From composer STEPHEN HARTKE:
Of the five and one half movements that comprise my piano quartet, The King of the Sun, it was the second (Dutch interior) that was composed last, and thus, because it was written with the benefit of hindsight regarding the rest of the work, it is in some ways the key to the whole. To begin, it bears the word ‘Phantasmagorically’ as its tempo marking to suggest the constant shifting of musical images that drives the piece. The musical materials derive from a late medieval canon entitled Le ray au soleyl (‘the Sun’s ray’) that was jotted down on some empty staves at the foot of a manuscript page otherwise devoted to a chanson by the Flemish composer Johannes Ciconia (c. 1370-1412), and hence has been generally misattributed to him even though clearly the work of a less accomplished musician (though no less delightful for that). The movement title itself, as is the case with all the other movements, is taken from a painting by Joan Miró. In Miró’s Dutch Interior, he based his composition on a picture postcard of a painting by the 17th-century Dutch genre painter Jan Steen, but his treatment is so delightfully willful and whimsical that the original is barely recognizable. In my Dutch interior, I subject the canon (which might be considered Dutch in provenance by some) to similar distortion, most notably rendering it as a violin solo in which the original’s contrapuntal character is negated by the verticals of the violin multiple-stops which must be used to account for all the notes in the canon’s texture. The underpinning of this solo has nothing to do directly with the violin part, but evokes the spirit of medieval music in its form, an estampie, and in its isorhythmic structure. The canon also appears in the fourth movement, ‘The flames of the sun make the desert flower hysterical’, now compressed into the bright, violent chords that open the piece, and then returning at the end in a direct quotation that breaks off abruptly as soon as the first serious contrapuntal ‘error’ is heard.
The remaining movements deal with other issues, among them the recurrent ‘snail music’ heard first at the very beginning of the work and in several other movements thereafter. But, most curiously for a piece entitled The King of the Sun, most of the movements take place indoors or at night, but for the fateful solar encounter of the hapless desert flower. I had no idea in starting out that this would be the outcome, but I welcomed it, for all its being somewhat convoluted and even arcane, because, quite simply, it was fun to do. Thus just as Miró’s painting is both whimsical and serious, I have sought to accomplish the same thing in my music.
Postscript from Tim Summers:
For the purpose of this festival’s programming, it is worth noting a passing resemblance between Hartke’s The King of the Sun and Messiaen’s Quartet for the End of Time (concert of September 19) ‘ a series of resemblances, in fact, which also are ‘both whimsical and serious.’ The spectacular titles of the movements, set against a prosaically titled ‘interlude/intermède’; the grand consequence of a misreading (‘King/Ray of the sun’, ‘No more time/delay’); the birds, the organ, the cathedral (Messiaen was an ornithologist, an organist, and a devout Catholic); the bizarre tempo marking ‘Granitic’ (mvt.
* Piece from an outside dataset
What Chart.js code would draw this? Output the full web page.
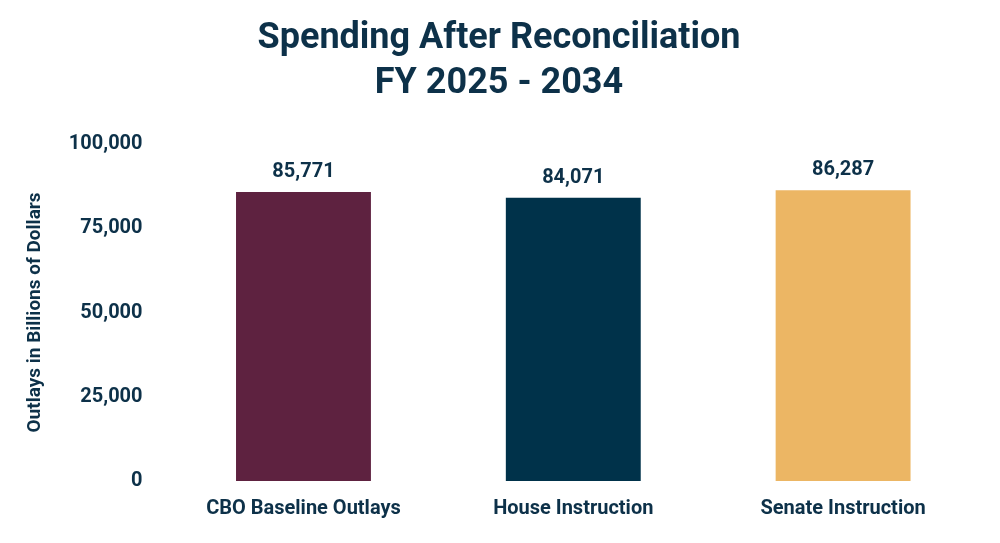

III) in Hartke and ‘Granitique’ in Messiaen (mvmt. VI) – indicating something like the ‘music of hard stone’; the piano quartet instrumentation: all these elements refer lightly to Messiaen’s great chamber work. Hartke himself has described his regard for ‘Three M’s’; Messiaen, Machaut, and Monteverdi. (For a reference to Machaut, see György Kurtàg’s Hommage à Robert Schumann, concert of September 23.) In the same way the piece bears a loose relationship to the paintings, so, less overtly, it bears one to Messiaen’s Quatuor, causing the history of each piece to tip a bit forward and backward.